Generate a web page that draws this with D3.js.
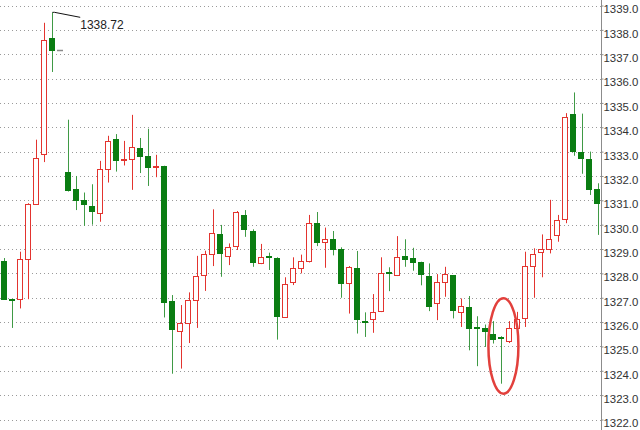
<!DOCTYPE html>
<html><head><meta charset="utf-8">
<script src="https://cdn.jsdelivr.net/npm/d3@7"></script>
<style>html,body{margin:0;padding:0;background:#fff;}svg{display:block;}</style>
</head><body>
<svg id="c" width="640" height="430"></svg>
<script>
const categories = d3.range(75).map(i => "K" + (i + 1));
const openV  = [1328.50,1326.95,1326.95,1328.60,1330.84,1332.87,1337.67,1337.19,1332.18,1331.46,1331.02,1330.77,1330.49,1332.29,1333.51,1332.63,1332.69,1333.14,1332.80,1332.38,1332.42,1326.86,1325.67,1325.97,1326.90,1327.93,1328.79,1329.62,1328.74,1329.15,1330.40,1329.75,1328.41,1328.70,1328.64,1326.21,1327.65,1328.21,1328.52,1330.06,1329.28,1329.40,1329.00,1327.59,1328.21,1326.03,1326.11,1326.46,1328.07,1327.93,1328.71,1328.62,1328.48,1327.89,1326.77,1327.65,1327.93,1326.40,1326.63,1325.79,1325.74,1325.50,1325.40,1325.21,1325.74,1326.19,1328.31,1328.86,1328.99,1329.58,1330.26,1334.56,1332.98,1332.70,1331.47];
const highV  = [1328.63,1326.95,1328.89,1330.88,1333.49,1338.29,1338.72,1337.19,1334.31,1332.00,1331.32,1331.66,1332.62,1333.65,1333.72,1333.44,1334.51,1333.56,1333.94,1332.87,1332.42,1327.11,1326.70,1327.22,1328.72,1328.93,1330.63,1329.99,1329.23,1330.56,1330.60,1329.81,1329.21,1328.85,1328.66,1327.84,1328.66,1328.77,1330.40,1330.52,1329.88,1329.74,1329.07,1328.30,1328.92,1326.40,1327.15,1328.66,1328.25,1329.53,1329.40,1329.05,1328.48,1328.41,1327.97,1328.27,1327.93,1326.97,1327.07,1326.24,1325.90,1326.04,1325.42,1326.04,1326.42,1328.89,1329.03,1329.60,1331.02,1330.40,1334.58,1335.43,1334.56,1333.00,1331.70];
const lowV   = [1326.94,1325.76,1326.56,1326.94,1330.84,1332.57,1336.27,1337.19,1331.36,1330.60,1329.95,1330.00,1330.12,1331.73,1332.18,1332.43,1331.43,1332.12,1331.59,1331.95,1326.19,1323.88,1324.09,1325.14,1325.76,1327.28,1328.30,1327.86,1328.34,1328.96,1329.50,1328.27,1328.38,1328.14,1325.28,1326.19,1327.52,1328.00,1328.45,1329.12,1328.23,1328.74,1327.00,1326.35,1325.53,1325.39,1325.56,1326.41,1327.27,1327.89,1328.27,1328.11,1327.51,1326.45,1326.08,1327.04,1326.15,1325.80,1324.84,1324.19,1324.98,1325.12,1323.47,1325.14,1325.67,1325.80,1327.00,1327.84,1328.82,1329.30,1330.06,1332.83,1332.09,1331.22,1329.58];
const closeV = [1326.94,1326.90,1328.58,1330.85,1332.73,1337.57,1337.19,1337.19,1331.43,1331.02,1330.84,1330.56,1332.29,1333.44,1332.63,1332.69,1333.17,1332.80,1332.35,1332.42,1326.83,1325.71,1325.98,1326.90,1327.89,1328.79,1329.67,1328.82,1329.10,1330.54,1329.81,1328.48,1328.66,1328.67,1326.24,1327.57,1328.21,1328.51,1330.08,1329.26,1329.40,1328.99,1327.61,1328.25,1326.10,1326.00,1326.40,1328.00,1328.04,1328.66,1328.60,1328.47,1328.00,1326.67,1327.63,1327.96,1326.49,1326.65,1325.76,1325.74,1325.60,1325.28,1325.37,1325.74,1326.11,1328.31,1328.79,1329.00,1329.42,1330.19,1334.44,1333.03,1332.73,1331.46,1330.88];
const tickValues = d3.range(1322, 1340, 1);
const peakLabel = "1338.72";
const peakIndex = 6;
const markerIndex = 7;
const circledIndex = 62;

const data = categories.map((c, i) => ({c, i, o: openV[i], h: highV[i], l: lowV[i], cl: closeV[i]}));

const svg = d3.select("#c");
const W = 640, H = 430;
const plotRight = 601;
const x = d3.scaleBand().domain(categories).range([0, 601.7]).paddingInner(0.2).paddingOuter(0.1);
const y = d3.scaleLinear().domain([1322, 1339]).range([419.5, 5.5]);

const RED = "#e3342f", GREEN = "#0a7d12", GREENW = "#3f9a45", GRAY = "#8a8a8a";

// grid
svg.append("g").selectAll("line").data(tickValues).join("line")
  .attr("x1", 0).attr("x2", plotRight)
  .attr("y1", d => Math.round(y(d)) + 0.5).attr("y2", d => Math.round(y(d)) + 0.5)
  .attr("stroke", "#9a9a9a").attr("stroke-width", 1).attr("stroke-dasharray", "1,3");

// axis
const axis = d3.axisRight(y).tickValues(tickValues).tickFormat(d3.format(".1f")).tickSize(2).tickPadding(0);
const ag = svg.append("g").attr("transform", `translate(${plotRight + 0.5},0)`).call(axis);
ag.select(".domain").attr("stroke", "#8c8c8c").attr("d", `M0,0V${H}`);
ag.selectAll(".tick line").attr("stroke", "#8c8c8c");
ag.selectAll(".tick text").attr("font-family", "'Liberation Sans', Arial, sans-serif").attr("font-size", 11.4)
  .attr("fill", "#333").attr("dy", "0.65em");

const bw = x.bandwidth();
const cx = d => Math.round(x(d.c) + bw / 2) + 0.5;

const candles = data.filter(d => d.i !== markerIndex);
const g = svg.append("g");
// wicks
g.selectAll("line.w").data(candles).join("line").attr("class", "w")
  .attr("x1", cx).attr("x2", cx)
  .attr("y1", d => y(d.h)).attr("y2", d => y(d.l))
  .attr("stroke", d => d.cl > d.o ? RED : GREENW).attr("stroke-width", 1);
// bodies
g.selectAll("rect.b").data(candles).join("rect").attr("class", "b")
  .attr("x", d => Math.round(x(d.c)) + 0.5)
  .attr("width", Math.round(bw) - 1)
  .attr("y", d => Math.round(y(Math.max(d.o, d.cl))) + 0.5)
  .attr("height", d => Math.max(1, Math.round(Math.abs(y(d.o) - y(d.cl)))))
  .attr("fill", d => d.cl > d.o ? "#fff" : GREEN)
  .attr("stroke", d => d.cl > d.o ? RED : GREEN).attr("stroke-width", 1);

// gray marker dash
const m = data[markerIndex];
svg.append("line").attr("x1", Math.round(x(m.c))).attr("x2", Math.round(x(m.c) + bw))
  .attr("y1", Math.round(y(m.cl)) + 0.5).attr("y2", Math.round(y(m.cl)) + 0.5)
  .attr("stroke", GRAY).attr("stroke-width", 1.5);

// peak annotation
const p = data[peakIndex];
const px = cx(p), py = y(p.h);
const lx = x(categories[peakIndex + 3]) + bw / 2 + 4;
svg.append("path").attr("d", `M${px},${py}H${px + 2}L${lx},${py + 5}`)
  .attr("fill", "none").attr("stroke", "#111").attr("stroke-width", 1);
svg.append("text").attr("x", lx).attr("y", py + 17).text(peakLabel)
  .attr("font-family", "'Liberation Sans', Arial, sans-serif").attr("font-size", 12).attr("fill", "#222");

// red ellipse
const e = data[circledIndex];
svg.append("ellipse").attr("cx", x(e.c) + bw / 2 + 2).attr("cy", y(1325.02))
  .attr("rx", 15).attr("ry", (y(1323.06) - y(1326.98)) / 2)
  .attr("fill", "none").attr("stroke", "#e2403c").attr("stroke-width", 2.5);
</script>
</body></html>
=-=-=
Request - Set down all the data again exactly as above, pictures excluded.

The output -
Generate a web page that draws this with D3.js.
<!DOCTYPE html>
<html><head><meta charset="utf-8">
<script src="https://cdn.jsdelivr.net/npm/d3@7"></script>
<style>html,body{margin:0;padding:0;background:#fff;}svg{display:block;}</style>
</head><body>
<svg id="c" width="640" height="430"></svg>
<script>
const categories = d3.range(75).map(i => "K" + (i + 1));
const openV  = [1328.50,1326.95,1326.95,1328.60,1330.84,1332.87,1337.67,1337.19,1332.18,1331.46,1331.02,1330.77,1330.49,1332.29,1333.51,1332.63,1332.69,1333.14,1332.80,1332.38,1332.42,1326.86,1325.67,1325.97,1326.90,1327.93,1328.79,1329.62,1328.74,1329.15,1330.40,1329.75,1328.41,1328.70,1328.64,1326.21,1327.65,1328.21,1328.52,1330.06,1329.28,1329.40,1329.00,1327.59,1328.21,1326.03,1326.11,1326.46,1328.07,1327.93,1328.71,1328.62,1328.48,1327.89,1326.77,1327.65,1327.93,1326.40,1326.63,1325.79,1325.74,1325.50,1325.40,1325.21,1325.74,1326.19,1328.31,1328.86,1328.99,1329.58,1330.26,1334.56,1332.98,1332.70,1331.47];
const highV  = [1328.63,1326.95,1328.89,1330.88,1333.49,1338.29,1338.72,1337.19,1334.31,1332.00,1331.32,1331.66,1332.62,1333.65,1333.72,1333.44,1334.51,1333.56,1333.94,1332.87,1332.42,1327.11,1326.70,1327.22,1328.72,1328.93,1330.63,1329.99,1329.23,1330.56,1330.60,1329.81,1329.21,1328.85,1328.66,1327.84,1328.66,1328.77,1330.40,1330.52,1329.88,1329.74,1329.07,1328.30,1328.92,1326.40,1327.15,1328.66,1328.25,1329.53,1329.40,1329.05,1328.48,1328.41,1327.97,1328.27,1327.93,1326.97,1327.07,1326.24,1325.90,1326.04,1325.42,1326.04,1326.42,1328.89,1329.03,1329.60,1331.02,1330.40,1334.58,1335.43,1334.56,1333.00,1331.70];
const lowV   = [1326.94,1325.76,1326.56,1326.94,1330.84,1332.57,1336.27,1337.19,1331.36,1330.60,1329.95,1330.00,1330.12,1331.73,1332.18,1332.43,1331.43,1332.12,1331.59,1331.95,1326.19,1323.88,1324.09,1325.14,1325.76,1327.28,1328.30,1327.86,1328.34,1328.96,1329.50,1328.27,1328.38,1328.14,1325.28,1326.19,1327.52,1328.00,1328.45,1329.12,1328.23,1328.74,1327.00,1326.35,1325.53,1325.39,1325.56,1326.41,1327.27,1327.89,1328.27,1328.11,1327.51,1326.45,1326.08,1327.04,1326.15,1325.80,1324.84,1324.19,1324.98,1325.12,1323.47,1325.14,1325.67,1325.80,1327.00,1327.84,1328.82,1329.30,1330.06,1332.83,1332.09,1331.22,1329.58];
const closeV = [1326.94,1326.90,1328.58,1330.85,1332.73,1337.57,1337.19,1337.19,1331.43,1331.02,1330.84,1330.56,1332.29,1333.44,1332.63,1332.69,1333.17,1332.80,1332.35,1332.42,1326.83,1325.71,1325.98,1326.90,1327.89,1328.79,1329.67,1328.82,1329.10,1330.54,1329.81,1328.48,1328.66,1328.67,1326.24,1327.57,1328.21,1328.51,1330.08,1329.26,1329.40,1328.99,1327.61,1328.25,1326.10,1326.00,1326.40,1328.00,1328.04,1328.66,1328.60,1328.47,1328.00,1326.67,1327.63,1327.96,1326.49,1326.65,1325.76,1325.74,1325.60,1325.28,1325.37,1325.74,1326.11,1328.31,1328.79,1329.00,1329.42,1330.19,1334.44,1333.03,1332.73,1331.46,1330.88];
const tickValues = d3.range(1322, 1340, 1);
const peakLabel = "1338.72";
const peakIndex = 6;
const markerIndex = 7;
const circledIndex = 62;

const data = categories.map((c, i) => ({c, i, o: openV[i], h: highV[i], l: lowV[i], cl: closeV[i]}));

const svg = d3.select("#c");
const W = 640, H = 430;
const plotRight = 601;
const x = d3.scaleBand().domain(categories).range([0, 601.7]).paddingInner(0.2).paddingOuter(0.1);
const y = d3.scaleLinear().domain([1322, 1339]).range([419.5, 5.5]);

const RED = "#e3342f", GREEN = "#0a7d12", GREENW = "#3f9a45", GRAY = "#8a8a8a";

// grid
svg.append("g").selectAll("line").data(tickValues).join("line")
  .attr("x1", 0).attr("x2", plotRight)
  .attr("y1", d => Math.round(y(d)) + 0.5).attr("y2", d => Math.round(y(d)) + 0.5)
  .attr("stroke", "#9a9a9a").attr("stroke-width", 1).attr("stroke-dasharray", "1,3");

// axis
const axis = d3.axisRight(y).tickValues(tickValues).tickFormat(d3.format(".1f")).tickSize(2).tickPadding(0);
const ag = svg.append("g").attr("transform", `translate(${plotRight + 0.5},0)`).call(axis);
ag.select(".domain").attr("stroke", "#8c8c8c").attr("d", `M0,0V${H}`);
ag.selectAll(".tick line").attr("stroke", "#8c8c8c");
ag.selectAll(".tick text").attr("font-family", "'Liberation Sans', Arial, sans-serif").attr("font-size", 11.4)
  .attr("fill", "#333").attr("dy", "0.65em");

const bw = x.bandwidth();
const cx = d => Math.round(x(d.c) + bw / 2) + 0.5;

const candles = data.filter(d => d.i !== markerIndex);
const g = svg.append("g");
// wicks
g.selectAll("line.w").data(candles).join("line").attr("class", "w")
  .attr("x1", cx).attr("x2", cx)
  .attr("y1", d => y(d.h)).attr("y2", d => y(d.l))
  .attr("stroke", d => d.cl > d.o ? RED : GREENW).attr("stroke-width", 1);
// bodies
g.selectAll("rect.b").data(candles).join("rect").attr("class", "b")
  .attr("x", d => Math.round(x(d.c)) + 0.5)
  .attr("width", Math.round(bw) - 1)
  .attr("y", d => Math.round(y(Math.max(d.o, d.cl))) + 0.5)
  .attr("height", d => Math.max(1, Math.round(Math.abs(y(d.o) - y(d.cl)))))
  .attr("fill", d => d.cl > d.o ? "#fff" : GREEN)
  .attr("stroke", d => d.cl > d.o ? RED : GREEN).attr("stroke-width", 1);

// gray marker dash
const m = data[markerIndex];
svg.append("line").attr("x1", Math.round(x(m.c))).attr("x2", Math.round(x(m.c) + bw))
  .attr("y1", Math.round(y(m.cl)) + 0.5).attr("y2", Math.round(y(m.cl)) + 0.5)
  .attr("stroke", GRAY).attr("stroke-width", 1.5);

// peak annotation
const p = data[peakIndex];
const px = cx(p), py = y(p.h);
const lx = x(categories[peakIndex + 3]) + bw / 2 + 4;
svg.append("path").attr("d", `M${px},${py}H${px + 2}L${lx},${py + 5}`)
  .attr("fill", "none").attr("stroke", "#111").attr("stroke-width", 1);
svg.append("text").attr("x", lx).attr("y", py + 17).text(peakLabel)
  .attr("font-family", "'Liberation Sans', Arial, sans-serif").attr("font-size", 12).attr("fill", "#222");

// red ellipse
const e = data[circledIndex];
svg.append("ellipse").attr("cx", x(e.c) + bw / 2 + 2).attr("cy", y(1325.02))
  .attr("rx", 15).attr("ry", (y(1323.06) - y(1326.98)) / 2)
  .attr("fill", "none").attr("stroke", "#e2403c").attr("stroke-width", 2.5);
</script>
</body></html>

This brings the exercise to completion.